Foram mais de três décadas de incertezas em Nápoles. Desde o último título italiano conquistado pelo Napoli em 1990, com Maradona, o clube do sul da Itália desceu ao inferno antes de ressurgir. A década seguinte ao momento mais vitorioso da história do Napoli foi marcada por rebaixamentos, com o último, em 2001, deixando o clube em ruínas, que culminaram na falência em 2004. Demorou, mas o clube se reergueu e voltou ao topo do Italiano. Nas últimas 10 temporadas, foram sete classificações pra Champions League.
O título deveria ter vindo em casa, com o Diego Armando Maradona – e as ruas da cidade – pintado de azul. Mas o empate contra a Salernitana deixou o time de Luciano Spaletti a um ponto da conquista, com seis jogos a disputar. O treinador até brincou com o fato, dizendo que “todo mundo ia comemorando aos poucos”. Pra quem esperou 33 anos, três dias não fariam mal.
A atual temporada já é histórica. Desde 2022, o clube foi abrindo mão de alguns ídolos recentes do elenco. Insigne e Martens, que eram referências no ataque durante quase uma década, foram pro Canadá e pra Turquia, respectivamente, e Koulibaly trocou a Serie A pela Premier League. Pros seus lugares, o Napoli aproveitou a revelação nigeriana do campeonato, trouxe um georgiano de nome complicado e contratou um jovem sul-coreano, destaque na liga turca.
O ano que deveria ser de reconstrução foi se mostrando especial a cada semana. Na Champions League, o Napoli caiu num grupo com o Liverpool, Ajax e Rangers e garantiu a liderança sem grandes problemas. Foram 20 gols em seis partidas, incluindo um 4×1 contra os ingleses, em Nápoles, e um 6×1 em Amsterdã. Nas oitavas de final, atropelou o Eintracht Frankfurt e só parou nas quartas, depois de dois jogos duros contra o Milan. Nem a equipe de Maradona foi tão longe na principal competição europeia.

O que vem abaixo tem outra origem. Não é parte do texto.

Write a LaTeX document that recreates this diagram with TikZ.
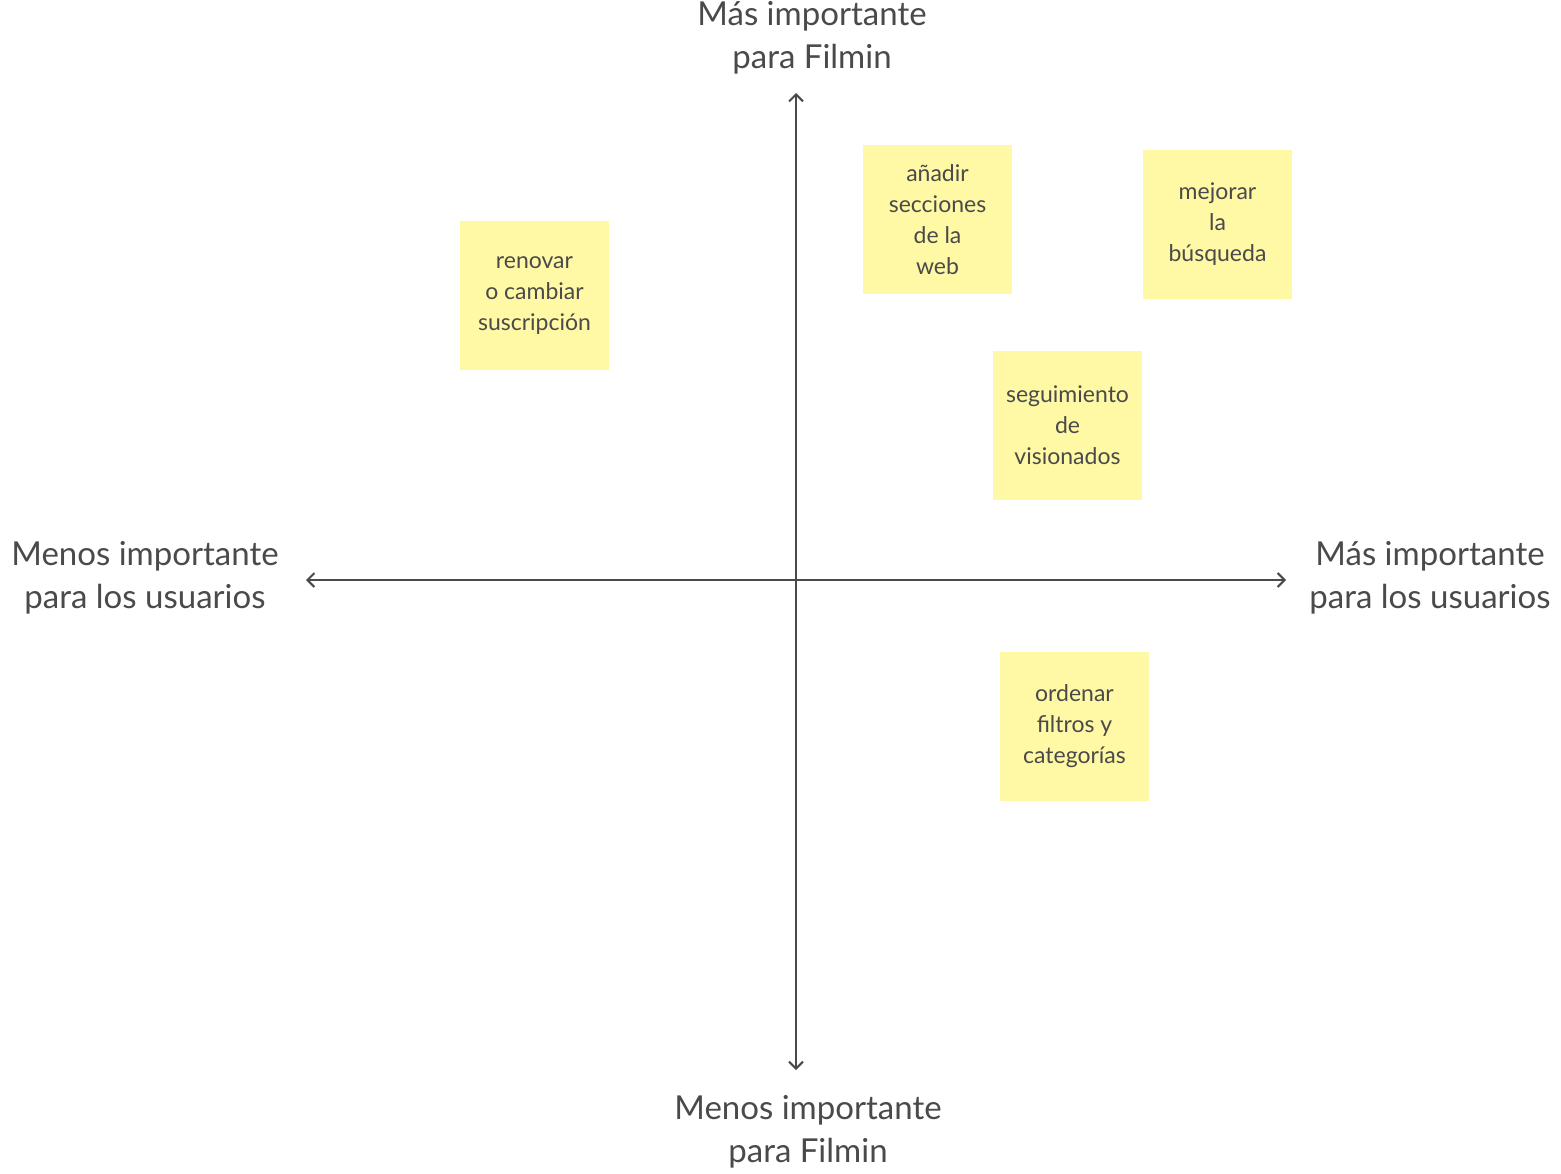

A Europa foi plano de fundo pra campanha doméstica espetacular. O campeonato ainda não terminou, mas o Napoli chegou aos 80 pontos, depois do empate contra a Udinese, conquistando o título com cinco rodadas de antecedência. 25 vitórias, cinco empates e apenas três derrotas. Foi em Turim que todo napolitano soube que falar em Scudetto não traria mais azar. A vitória na 31ª rodada, contra a Juventus, que dominou o futebol italiano na última década – foram nove títulos seguidos de 2012 a 2020 -, foi mais que especial.
Vencer na Itália, desde os tempos de Maradona, sempre foi mais importante que uma campanha europeia. Fazendo uma analogia torta, com um exemplo do outro lado do Atlântico, o Napolitano se sente como um nordestino ou um nortista, aqui no Brasil. Negligenciado, esquecido, ridicularizado e vítima de preconceito.
Uma faixa na torcida do Milan, no confronto entre os dois em San Siro, tomou conta das redes sociais após a partida. A faixa, estendida na principal torcida organizada do Milan, dava coordenadas de uma loja em Nápoles com o nome de “Água e Sabão”. Nortistas de Milão e Turim, usam termos pejorativos contra os habitantes do Sul da Itália, afirmando que eles são sujos, ignorantes, criminosos e que não sabem falar. Um preconceito contra o aspecto menos desenvolvido da região e o jeito de falar dos habitantes de lá.
Porém, na noite desta quinta-feira, 04, Nápoles está no topo da Itália e o idioma nacional é o Napolitano. Conquistar o Italiano, deixando pra trás as potências das “cidades grandes”: Juventus, Milan e Internazionale, vale muito mais que um título. Vale a afirmação de que Nápoles pode tanto quanto eles. Que o Napoli, com todos os percalços, luta no topo contra as grandes potências e não deve nada a ninguém. A taça deveria ter sido conquistada em Nápoles, mas o título em Udine, a mais de 800km de distância, mostra que o Napoli não é só de Nápoles. O Napoli é da Itália e a Itália é do Napoli.